◆ **Your goal**
Leaving out all pictures, copy exactly the lines from the one containing "Generate a component" down to the one containing "import * as", both of them included.

◆ **Given records**
⟨
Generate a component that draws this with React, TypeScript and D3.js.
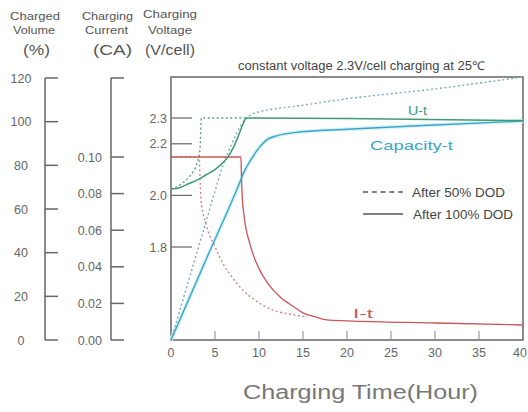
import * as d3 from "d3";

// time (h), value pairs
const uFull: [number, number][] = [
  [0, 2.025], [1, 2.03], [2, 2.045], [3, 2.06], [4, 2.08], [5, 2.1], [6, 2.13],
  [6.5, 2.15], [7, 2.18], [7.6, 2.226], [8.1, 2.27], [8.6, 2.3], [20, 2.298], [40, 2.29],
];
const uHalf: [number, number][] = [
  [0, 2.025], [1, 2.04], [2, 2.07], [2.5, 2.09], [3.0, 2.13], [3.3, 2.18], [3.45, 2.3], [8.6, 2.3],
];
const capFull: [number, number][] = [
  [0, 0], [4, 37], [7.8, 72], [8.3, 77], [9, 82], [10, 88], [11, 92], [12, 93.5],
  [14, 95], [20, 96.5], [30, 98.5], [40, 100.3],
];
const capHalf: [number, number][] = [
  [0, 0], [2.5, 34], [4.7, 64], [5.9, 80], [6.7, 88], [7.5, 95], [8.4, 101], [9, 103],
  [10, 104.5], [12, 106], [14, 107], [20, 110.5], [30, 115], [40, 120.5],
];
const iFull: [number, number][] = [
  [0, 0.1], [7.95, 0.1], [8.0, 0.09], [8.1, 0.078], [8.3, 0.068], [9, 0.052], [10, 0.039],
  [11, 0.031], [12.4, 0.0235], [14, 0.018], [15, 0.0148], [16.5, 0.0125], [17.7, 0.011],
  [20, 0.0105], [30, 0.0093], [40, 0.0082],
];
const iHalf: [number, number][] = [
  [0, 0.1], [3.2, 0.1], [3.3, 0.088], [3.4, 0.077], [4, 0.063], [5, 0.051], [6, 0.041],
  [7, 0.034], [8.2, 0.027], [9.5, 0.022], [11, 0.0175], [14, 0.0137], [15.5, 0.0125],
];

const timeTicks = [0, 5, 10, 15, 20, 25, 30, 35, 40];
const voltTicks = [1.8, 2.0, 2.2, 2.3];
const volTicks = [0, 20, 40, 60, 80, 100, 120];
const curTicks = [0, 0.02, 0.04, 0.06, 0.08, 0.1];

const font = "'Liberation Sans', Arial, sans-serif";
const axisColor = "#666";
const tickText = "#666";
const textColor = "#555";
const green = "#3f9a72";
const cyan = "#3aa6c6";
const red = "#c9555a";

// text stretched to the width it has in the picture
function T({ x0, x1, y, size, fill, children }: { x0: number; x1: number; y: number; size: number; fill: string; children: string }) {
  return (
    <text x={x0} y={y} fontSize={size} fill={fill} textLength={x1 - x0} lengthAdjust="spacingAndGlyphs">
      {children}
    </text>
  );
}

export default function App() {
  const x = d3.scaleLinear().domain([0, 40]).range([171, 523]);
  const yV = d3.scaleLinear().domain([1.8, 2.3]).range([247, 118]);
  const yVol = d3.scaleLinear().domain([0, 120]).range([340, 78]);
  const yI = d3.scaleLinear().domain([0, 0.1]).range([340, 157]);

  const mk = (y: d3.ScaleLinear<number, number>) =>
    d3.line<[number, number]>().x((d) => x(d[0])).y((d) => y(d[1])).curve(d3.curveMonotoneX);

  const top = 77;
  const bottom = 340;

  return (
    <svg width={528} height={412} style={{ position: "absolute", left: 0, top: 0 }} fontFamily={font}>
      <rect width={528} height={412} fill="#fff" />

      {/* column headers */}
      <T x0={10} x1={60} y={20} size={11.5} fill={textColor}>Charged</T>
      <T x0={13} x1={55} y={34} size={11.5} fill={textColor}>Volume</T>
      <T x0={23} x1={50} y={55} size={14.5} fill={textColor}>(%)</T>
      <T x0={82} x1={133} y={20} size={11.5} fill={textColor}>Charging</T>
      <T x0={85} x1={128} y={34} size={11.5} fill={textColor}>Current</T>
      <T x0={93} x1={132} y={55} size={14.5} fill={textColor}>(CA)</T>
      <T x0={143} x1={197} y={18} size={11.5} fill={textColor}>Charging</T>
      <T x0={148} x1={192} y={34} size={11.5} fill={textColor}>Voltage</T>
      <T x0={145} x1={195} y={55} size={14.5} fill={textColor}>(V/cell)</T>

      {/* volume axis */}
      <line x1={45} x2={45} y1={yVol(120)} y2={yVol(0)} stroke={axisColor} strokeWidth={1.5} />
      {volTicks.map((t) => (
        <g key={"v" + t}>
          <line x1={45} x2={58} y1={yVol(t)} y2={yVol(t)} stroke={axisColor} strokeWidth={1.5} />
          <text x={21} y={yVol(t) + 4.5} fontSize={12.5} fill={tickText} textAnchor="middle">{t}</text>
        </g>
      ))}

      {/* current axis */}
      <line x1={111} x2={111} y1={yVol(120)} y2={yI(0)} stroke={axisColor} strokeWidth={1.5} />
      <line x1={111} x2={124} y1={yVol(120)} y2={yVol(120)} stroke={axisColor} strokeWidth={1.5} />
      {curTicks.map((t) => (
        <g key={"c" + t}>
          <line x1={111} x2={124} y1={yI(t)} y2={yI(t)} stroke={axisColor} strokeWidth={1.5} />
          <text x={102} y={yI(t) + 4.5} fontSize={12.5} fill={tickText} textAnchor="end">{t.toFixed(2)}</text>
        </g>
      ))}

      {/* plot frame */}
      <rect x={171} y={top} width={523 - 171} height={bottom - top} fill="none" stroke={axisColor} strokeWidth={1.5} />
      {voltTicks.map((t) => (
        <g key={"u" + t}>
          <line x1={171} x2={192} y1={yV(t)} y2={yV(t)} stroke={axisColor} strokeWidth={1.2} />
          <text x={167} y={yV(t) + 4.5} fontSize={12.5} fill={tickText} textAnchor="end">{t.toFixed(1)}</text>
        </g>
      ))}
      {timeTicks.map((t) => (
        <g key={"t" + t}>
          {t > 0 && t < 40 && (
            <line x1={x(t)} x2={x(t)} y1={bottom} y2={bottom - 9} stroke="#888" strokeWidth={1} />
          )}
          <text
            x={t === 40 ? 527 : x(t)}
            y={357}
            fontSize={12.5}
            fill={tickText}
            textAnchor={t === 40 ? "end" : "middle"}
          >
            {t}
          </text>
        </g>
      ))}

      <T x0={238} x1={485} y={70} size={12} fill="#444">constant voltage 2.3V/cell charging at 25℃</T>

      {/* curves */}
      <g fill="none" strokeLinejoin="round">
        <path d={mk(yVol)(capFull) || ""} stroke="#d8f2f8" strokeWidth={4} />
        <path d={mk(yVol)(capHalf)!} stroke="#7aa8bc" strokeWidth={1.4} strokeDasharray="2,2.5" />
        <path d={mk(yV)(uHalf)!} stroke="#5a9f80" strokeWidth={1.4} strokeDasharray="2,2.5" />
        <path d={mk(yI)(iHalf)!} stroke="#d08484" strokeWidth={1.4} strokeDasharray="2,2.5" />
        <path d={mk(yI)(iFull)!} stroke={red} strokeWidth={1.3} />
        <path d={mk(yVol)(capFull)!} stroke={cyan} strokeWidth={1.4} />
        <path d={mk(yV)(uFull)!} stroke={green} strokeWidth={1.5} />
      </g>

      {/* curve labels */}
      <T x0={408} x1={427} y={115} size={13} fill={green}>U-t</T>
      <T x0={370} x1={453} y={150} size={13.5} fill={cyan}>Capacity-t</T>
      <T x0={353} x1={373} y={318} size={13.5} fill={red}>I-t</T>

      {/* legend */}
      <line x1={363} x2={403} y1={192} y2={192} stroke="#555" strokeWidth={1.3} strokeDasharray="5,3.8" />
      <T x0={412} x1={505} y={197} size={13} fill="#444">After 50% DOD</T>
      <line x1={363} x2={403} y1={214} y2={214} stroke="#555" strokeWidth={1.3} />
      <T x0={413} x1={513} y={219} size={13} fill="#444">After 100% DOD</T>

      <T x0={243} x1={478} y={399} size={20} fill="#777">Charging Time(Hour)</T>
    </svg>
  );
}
⟩
⟨
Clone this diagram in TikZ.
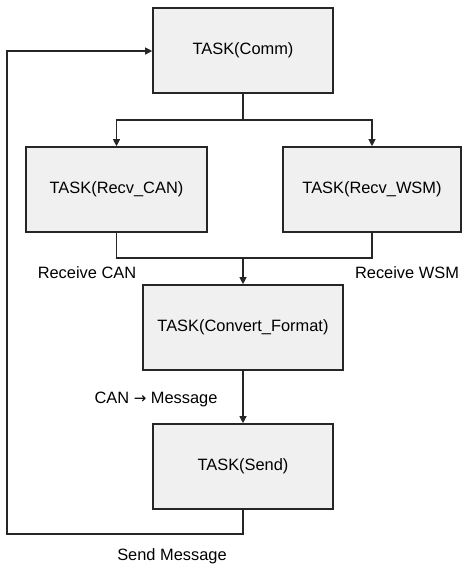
⟩
◆ **Solution to this exercise**
Generate a component that draws this with React, TypeScript and D3.js.
import * as d3 from "d3";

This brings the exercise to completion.